Strictly speaking, I don't think this is what happens in LOTR. Yes, some of the books in LOTR run in parallel (as regards calendar time), but the stories in these sections are told in time-order (give or take the retelling of otherwise unseen events by one character to another).

As for my own WIPs, I did start with Book 2, although I didn't know it at the time. Like Wagner (who realised that Siegfrieds Tod - now Götterdamerung - needed something to help the opera-goer make sense of it, and so wrote, eventually, three prequels), I decided an introductory volume was required, even before I finished the original book**. That's sometimes how it is.

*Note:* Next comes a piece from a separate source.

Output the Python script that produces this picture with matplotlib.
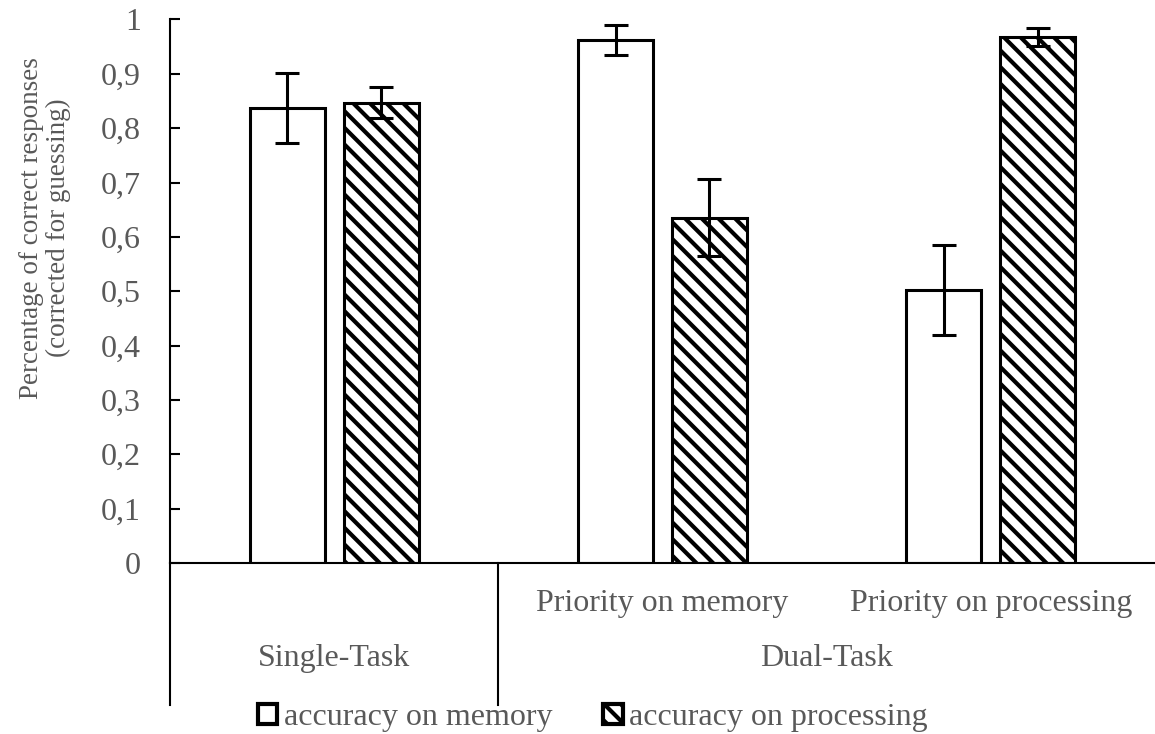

If a work is a trilogy (or whatever), a slicing up of one big story, tell it in the best order for the reader to understand (at the approriate time) what is going on. A series is different: you can add whatever you like. But as someone has already said, be careful about spoilers that ruin any intended suspense in a book that could be read later.



** - Needless to say, what is now Book 2 bears little ressemblance to that earliest version.
 
Strictly speaking, I don't think this is what happens in LOTR. Yes, some of the books in LOTR run in parallel (as regards calendar time), but the stories in these sections are told in time-order (give or take the retelling of otherwise unseen events by one character to another).

He doesn't take out the bits that had happened, but JRR goes back in time to show the readers the events that has happened elsewhere. If he would had done it parallel, meaning real-time we wouldn't see some of the things that happened but we would instead hear them speaking about them.
 
I think you may be confusing calendars and timelines. Yes, the different books are revisiting certain calendar dates, but because the books are generally autonomous**, with different sets of characters in wholly different locations - the reader does not really revisit timelines.








** - The interwoven events at Emyn Muil being an obvious (though not really time-bending) exception.
 
It depends on the flow of your story, I've read some books which include the main plot points of book 1 in the sequels but then again I read Harry Potter in order but my brother started with book 2 and finished with book 1, personally I have to start from book 1 because that's the introduction.